Advanced Store-Level Analysis

Store Opening Date
Closed Store Identification
Sales Growth/Decline Analysis

In [None]:
# Compare markdowns on holidays vs non-holidays
sns.histplot(x='IsHoliday', y='MarkDown1', data=data)
plt.title("Markdown 1 on Holidays vs Non-Holidays")
plt.show()


**Identify Store Opening Dates**


In [None]:
# Get the first recorded date for each store
store_opening_dates = data.groupby("Store")["Date"].min().reset_index()
store_opening_dates.columns = ["Store", "Opening_Date"]

print(store_opening_dates.head())

**Identify Closed Stores**


In [None]:
# Get the last recorded date for each store
store_closing_dates = data.groupby("Store")["Date"].max().reset_index()
store_closing_dates.columns = ["Store", "Last_Active_Date"]

# Define threshold for closing (e.g., stores inactive for 1 year)
latest_date = data["Date"].max()
store_closing_dates["Days_Inactive"] = (latest_date - store_closing_dates["Last_Active_Date"]).dt.days

# Identify stores inactive for more than a year
closed_stores = store_closing_dates[store_closing_dates["Days_Inactive"] > 365]
if(closed_stores.shape[0]==0):
  print('No closed_stores')

**Store Clustering: Grouping Stores into 2 Clusters**

In [None]:
from sklearn.preprocessing import StandardScaler
from sklearn.cluster import KMeans
# Selecting relevant store-level features for clustering
features = ['Temperature', 'Fuel_Price', 'MarkDown1', 'MarkDown2', 'MarkDown3', 'MarkDown4', 'MarkDown5', 'CPI', 'Unemployment']

# Aggregate data at the store level (mean values)
store_data = data.groupby("Store")[features].mean().reset_index()

# Standardize the data
scaler = StandardScaler()
store_data_scaled = scaler.fit_transform(store_data[features])


In [None]:
# Apply K-Means clustering with 2 clusters
kmeans = KMeans(n_clusters=2, random_state=42)
store_data["Cluster"] = kmeans.fit_predict(store_data_scaled)

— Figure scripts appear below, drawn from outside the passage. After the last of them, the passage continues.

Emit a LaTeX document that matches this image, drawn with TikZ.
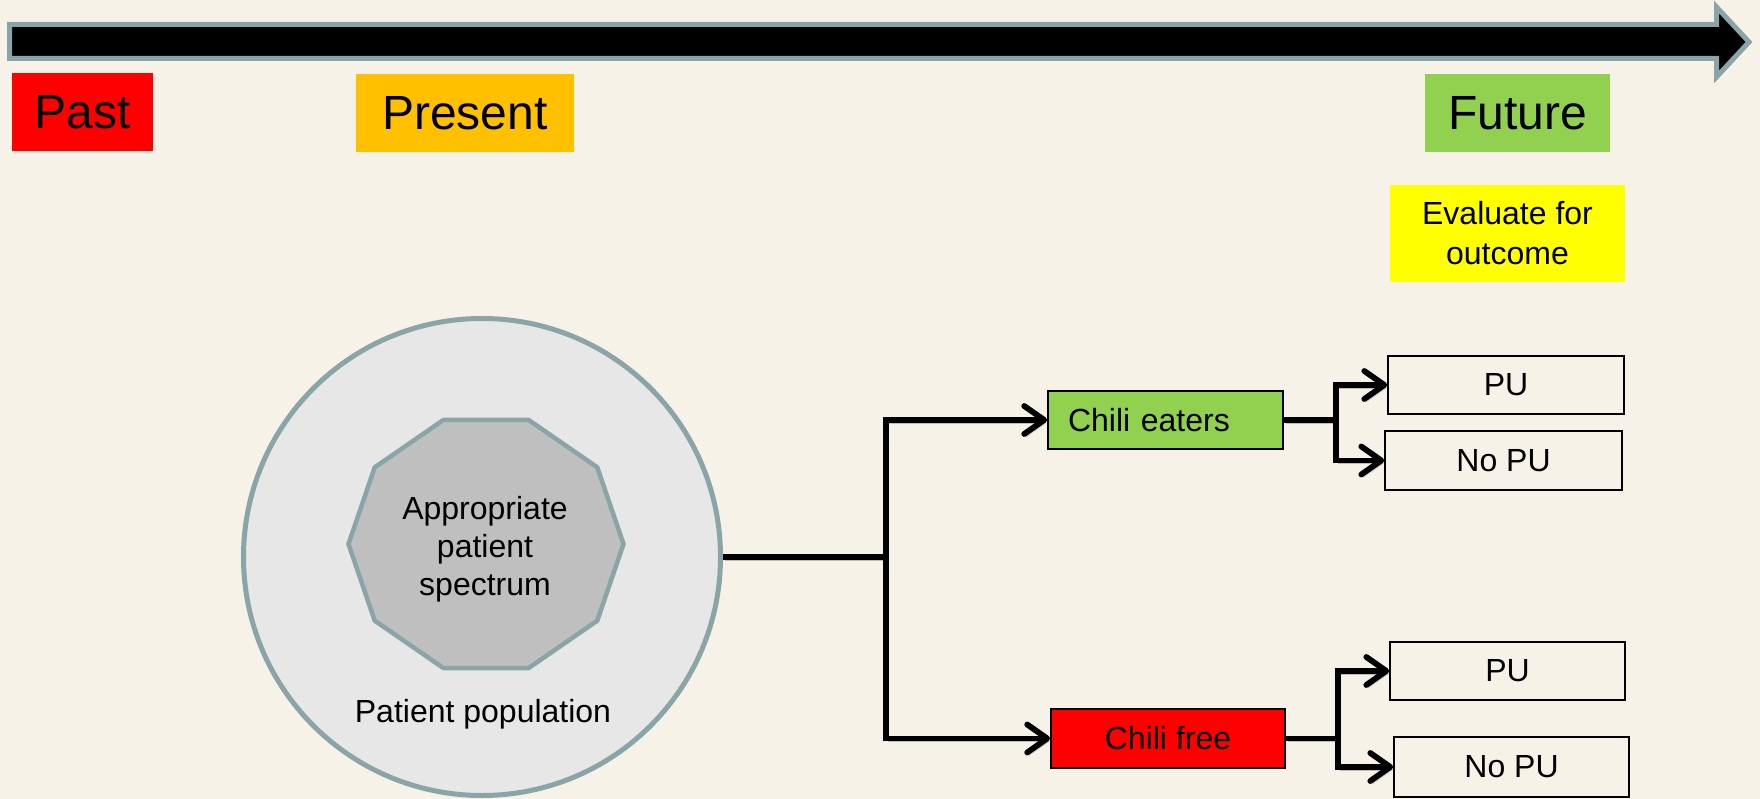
\documentclass[tikz,border=0pt]{standalone}
\usepackage{fontspec}
\setmainfont{Liberation Sans}
\usetikzlibrary{arrows.meta}

\definecolor{paper}{HTML}{F6F2E8}
\definecolor{rim}{HTML}{8AA5A7}
\definecolor{popfill}{HTML}{E7E7E7}
\definecolor{specfill}{HTML}{BFBFBF}
\definecolor{pastred}{HTML}{FF0000}
\definecolor{nowamber}{HTML}{FFC000}
\definecolor{leafgreen}{HTML}{92D050}
\definecolor{flagyellow}{HTML}{FFFF00}

\tikzset{
  era/.style={inner sep=0pt, minimum height=78pt, font=\fontsize{48}{56}\selectfont},
  smalltext/.style={font=\fontsize{32}{38}\selectfont},
  arm/.style={draw=black, line width=1.8pt, minimum width=235pt, minimum height=58pt,
    inner sep=0pt, smalltext},
  outcome/.style={draw=black, line width=1.6pt, minimum width=236pt, minimum height=58pt,
    inner sep=0pt, smalltext},
  conn/.style={draw=black, line width=5.8pt,
    preaction={draw=black, opacity=0.22, transform canvas={shift={(2pt,-3pt)}}}},
  tip/.style={-{Straight Barb[length=20pt,width=28pt,round]}}
}

\begin{document}
\begin{tikzpicture}[x=1pt,y=-1pt]
  % page
  \fill[paper] (0,0) rectangle (1760,799);
  \useasboundingbox (0,0) rectangle (1760,799);

  % time arrow
  \draw[rim, line width=5pt, fill=black, line join=miter]
    (9.5,24.5) -- (1716.5,24.5) -- (1716.5,7) -- (1749,42)
    -- (1716.5,77) -- (1716.5,58.5) -- (9.5,58.5) -- cycle;

  % eras
  \node[era, fill=pastred, minimum width=141pt] (past) at (82.5,112) {Past};
  \node[era, fill=nowamber, minimum width=218pt] (present) at (465,113)
    {Present\hspace{12pt}};
  \node[era, fill=leafgreen, minimum width=185pt] (future) at (1517.5,113)
    {Future};
  \node[smalltext, fill=flagyellow, minimum width=235pt, minimum height=97pt,
        inner sep=0pt, align=center, font=\fontsize{32}{40}\selectfont] (evaluate)
    at (1507.5,233.5) {Evaluate for\\outcome};

  % population and spectrum
  \node[circle, draw=rim, line width=5pt, fill=popfill, minimum size=477pt,
        inner sep=0pt] (pop) at (482,557) {};
  \draw[rim, line width=4.5pt, fill=specfill, line join=miter]
    (623.5,544) \foreach \a in {36,72,...,324}
      { -- ({486+137.5*cos(\a)},{544+130.5*sin(\a)}) } -- cycle;
  \node[smalltext, align=center] (spec) at (485,549)
    {Appropriate\\patient\\spectrum};
  \node[smalltext] (poplabel) at (483,714) {Patient population};

  % study arms
  \node[arm, fill=leafgreen, inner xsep=20pt, text width=195pt, align=left]
    (eat) at (1165.5,420) {Chili eaters};
  \node[arm, fill=pastred, minimum width=234pt, minimum height=59pt]
    (free) at (1168,738.5) {Chili free};

  % outcomes
  \node[outcome] (pu1) at (1506,385) {PU};
  \node[outcome, minimum width=237pt, minimum height=59pt] (nopu1) at (1503.5,460.5) {No PU};
  \node[outcome, minimum width=235pt] (pu2) at (1507.5,671) {PU};
  \node[outcome, minimum width=235pt, minimum height=60pt] (nopu2) at (1511.5,767) {No PU};

  % branch points
  \coordinate (split) at (886,557);
  \coordinate (eatsplit) at (1336,420);
  \coordinate (freesplit) at (1338,738.5);

  % connectors
  \draw[conn] (pop.east) -- (split);
  \draw[conn, tip] (split) |- (eat.west);
  \draw[conn, tip] (split) |- (free.west);

  \draw[conn] (eat.east) -- (eatsplit);
  \draw[conn, tip] (eatsplit) |- (pu1.west);
  \draw[conn, tip] (eatsplit) |- (nopu1.west);

  \draw[conn] (free.east) -- (freesplit);
  \draw[conn, tip] (freesplit) |- (pu2.west);
  \draw[conn, tip] (freesplit) |- (nopu2.west);
\end{tikzpicture}
\end{document}
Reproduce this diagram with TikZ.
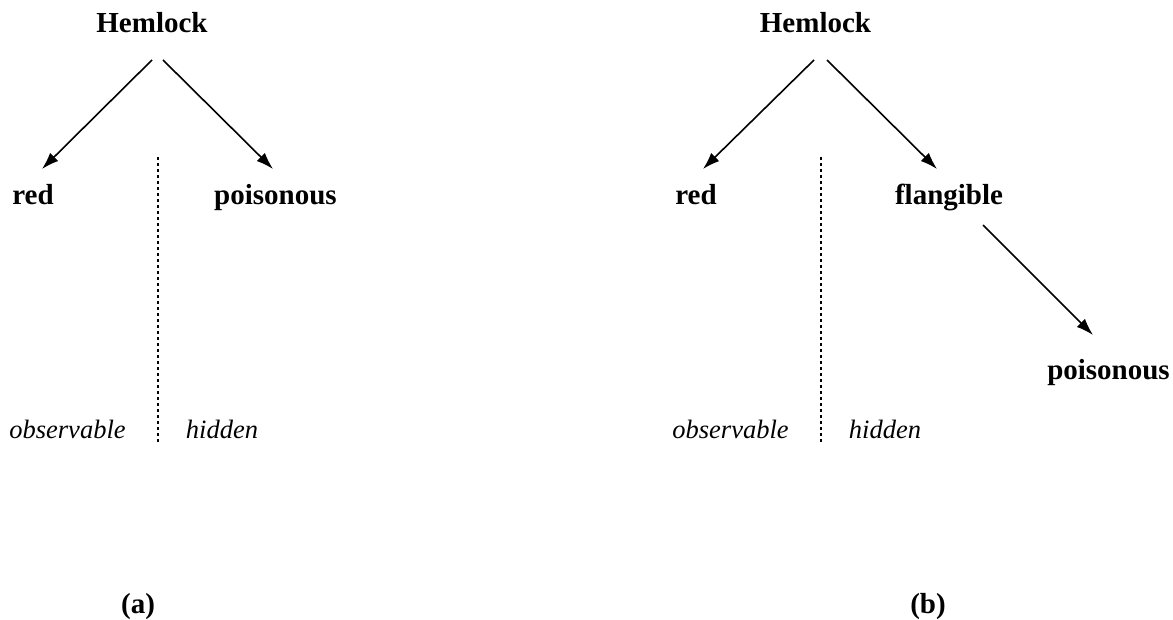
\documentclass[tikz,border=0pt]{standalone}
\usepackage{fontspec}
\setmainfont{Liberation Serif}
\usetikzlibrary{arrows.meta}
\begin{document}
\begin{tikzpicture}[x=1pt,y=-1pt,
  lbl/.style={font=\fontsize{29}{32}\selectfont\bfseries, anchor=base, inner sep=0pt},
  side/.style={font=\fontsize{26.5}{30}\selectfont\itshape, anchor=base, inner sep=0pt},
  arr/.style={line width=1.6pt, -{Latex[length=17pt,width=11.5pt]}},
  divider/.style={line width=1.6pt, dash pattern=on 3pt off 3pt}]
\useasboundingbox (0,0) rectangle (1173,620);
% panel (a)
\node[lbl] (hA) at (152,33) {Hemlock};
\node[lbl] (redA) at (33,205) {red};
\node[lbl] (poisA) at (275.5,205) {poisonous};
\node[side] (obsA) at (67.5,438) {observable};
\node[side] (hidA) at (222,438) {hidden};
\node[lbl] (capA) at (138,613) {(a)};
\coordinate (hAl) at (152,60); \coordinate (redAt) at (42,169);
\coordinate (hAr) at (163,60); \coordinate (poisAt) at (273,169);
\draw[arr] (hAl) -- (redAt);
\draw[arr] (hAr) -- (poisAt);
\coordinate (dAt) at (158,157); \coordinate (dAb) at (158,442);
\draw[divider] (dAt) -- (dAb);
% panel (b)
\node[lbl] (hB) at (815.5,33) {Hemlock};
\node[lbl] (redB) at (696,205) {red};
\node[lbl] (flB) at (949,205) {flangible};
\node[lbl] (poisB) at (1108.5,380) {poisonous};
\node[side] (obsB) at (730.5,438) {observable};
\node[side] (hidB) at (885,438) {hidden};
\node[lbl] (capB) at (928,613) {(b)};
\coordinate (hBl) at (814,60); \coordinate (redBt) at (703,169);
\coordinate (hBr) at (827,60); \coordinate (flBt) at (937,169);
\coordinate (flBs) at (983,225); \coordinate (poisBt) at (1093,335);
\draw[arr] (hBl) -- (redBt);
\draw[arr] (hBr) -- (flBt);
\draw[arr] (flBs) -- (poisBt);
\coordinate (dBt) at (821,157); \coordinate (dBb) at (821,442);
\draw[divider] (dBt) -- (dBb);
\end{tikzpicture}
\end{document}
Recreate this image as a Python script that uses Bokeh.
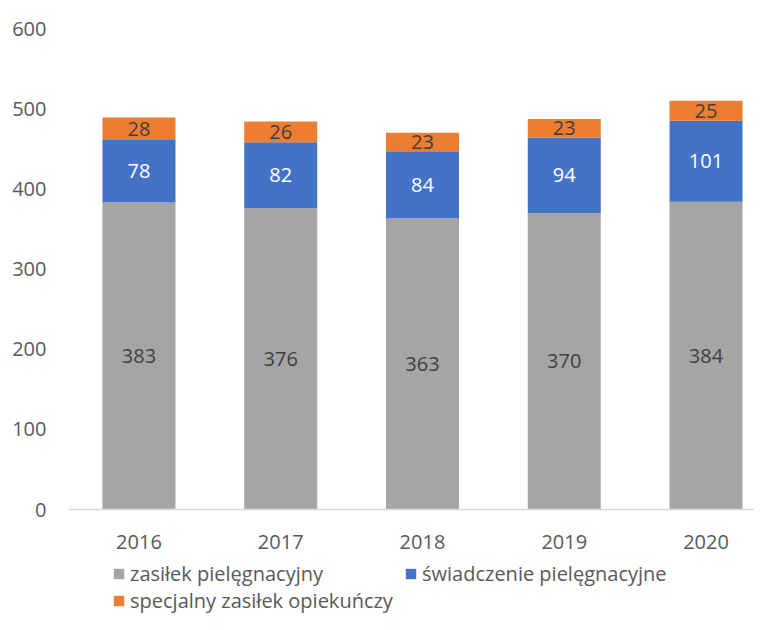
from bokeh.plotting import figure
from bokeh.models import (Range1d, FixedTicker, ColumnDataSource, LabelSet,
                          Legend, LegendItem, Span)
from bokeh.core.properties import value
from bokeh.embed import file_html
from bokeh.resources import INLINE

years = ["2016", "2017", "2018", "2019", "2020"]
zasilek = [383, 376, 363, 370, 384]
swiadczenie = [78, 82, 84, 94, 101]
specjalny = [28, 26, 23, 23, 25]
series_names = ["zasiłek pielęgnacyjny", "świadczenie pielęgnacyjne",
                "specjalny zasiłek opiekuńczy"]
colors = ["#A5A5A5", "#4472C4", "#ED7D31"]
label_colors = ["#404040", "#FFFFFF", "#404040"]
y_ticks = [0, 100, 200, 300, 400, 500, 600]

FONT = "Open Sans"
TXT = "#595959"

xs = list(range(len(years)))
series = [zasilek, swiadczenie, specjalny]

# frame spans fig y 28..614; value 0 sits at fig y 509, 600 at fig y 28
y_top = 600
y_bottom = -(614 - 509) * y_top / (509 - 28)

p = figure(width=754, height=614, output_backend="svg", toolbar_location=None,
           x_range=Range1d(-0.497, 4.342), y_range=Range1d(y_bottom, y_top),
           x_axis_location=None,
           min_border_left=68, min_border_right=0, min_border_top=28,
           min_border_bottom=0)
p.outline_line_color = None
p.grid.visible = False
p.background_fill_color = "white"
p.border_fill_color = "white"

bottoms = [0] * len(xs)
renderers = []
for vals, col, lcol in zip(series, colors, label_colors):
    tops = [b + v for b, v in zip(bottoms, vals)]
    mids = [(b + t) / 2 for b, t in zip(bottoms, tops)]
    src = ColumnDataSource(dict(x=xs, bottom=bottoms, top=tops, mid=mids,
                                lab=[str(v) for v in vals]))
    r = p.vbar(x="x", bottom="bottom", top="top", width=0.515, source=src,
               fill_color=col, line_color=None)
    renderers.append(r)
    p.add_layout(LabelSet(x="x", y="mid", text="lab", source=src,
                          text_align="center", text_baseline="middle",
                          text_font=value(FONT), text_font_size="20px",
                          text_color=lcol))
    bottoms = tops

# category axis: baseline + year labels
p.add_layout(Span(location=0, dimension="width", line_color="#D9D9D9",
                  line_width=1.5))
p.text(x=xs, y=[0] * len(xs), text=years, y_offset=32,
       text_align="center", text_baseline="middle",
       text_font=value(FONT), text_font_size="20px", text_color=TXT)

p.yaxis.ticker = FixedTicker(ticks=y_ticks)
p.yaxis.axis_line_color = None
p.yaxis.major_tick_line_color = None
p.yaxis.minor_tick_line_color = None
p.yaxis.major_label_standoff = 16
p.yaxis.major_label_text_font = FONT
p.yaxis.major_label_text_font_size = "20px"
p.yaxis.major_label_text_color = TXT

legend = Legend(items=[LegendItem(label=n, renderers=[r])
                       for n, r in zip(series_names, renderers)],
                orientation="horizontal", nrows=2,
                location=(44, 0), padding=0, margin=0,
                border_line_color=None, background_fill_alpha=0,
                glyph_width=13, glyph_height=13, label_standoff=5,
                label_width=274, label_height=22, spacing=0,
                label_text_font=FONT, label_text_font_size="20px",
                label_text_color=TXT)
p.add_layout(legend, "center")

open("out.html", "w").write(file_html(p, INLINE))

# View cluster assignments
print(store_data[["Store", "Cluster"]].head())


In [None]:
plt.figure(figsize=(10,6))
sns.scatterplot(x=store_data["CPI"], y=store_data["Unemployment"], hue=store_data["Cluster"], palette="viridis")
plt.xlabel("CPI (Consumer Price Index)")
plt.ylabel("Unemployment Rate")
plt.title("Store Clustering Based on Economic Indicators")
plt.legend(title="Cluster")
plt.show()

Business Interpretation of Clusters
🔹 Cluster 0: High-Performance Stores

Characteristics:
Lower unemployment rates.
Stable fuel prices.
Fewer markdowns needed.
Implication:
These stores are likely located in economically strong regions, indicating a healthy customer base and effective sales strategies.
🔹 Cluster 1: Low-Performance Stores

Characteristics:
Higher markdowns required.
Often found in areas facing economic challenges.
Implication:
These stores may need targeted promotions or changes in business strategies to improve performance and attract more customers.

                    Business Goals & Outcomes
#Segment Stores:

Divide stores into two distinct clusters based on economic and operational factors.
#Identify High-Performing Characteristics:

#Analyze and recognize traits of high-performing stores to replicate their successful strategies.
#Enhance Markdown Efficiency:

Tailor promotions to specific store clusters to improve markdown effectiveness.
Leverage Data-Driven Insights:

#Use data insights to make regional adjustments in pricing and inventory management.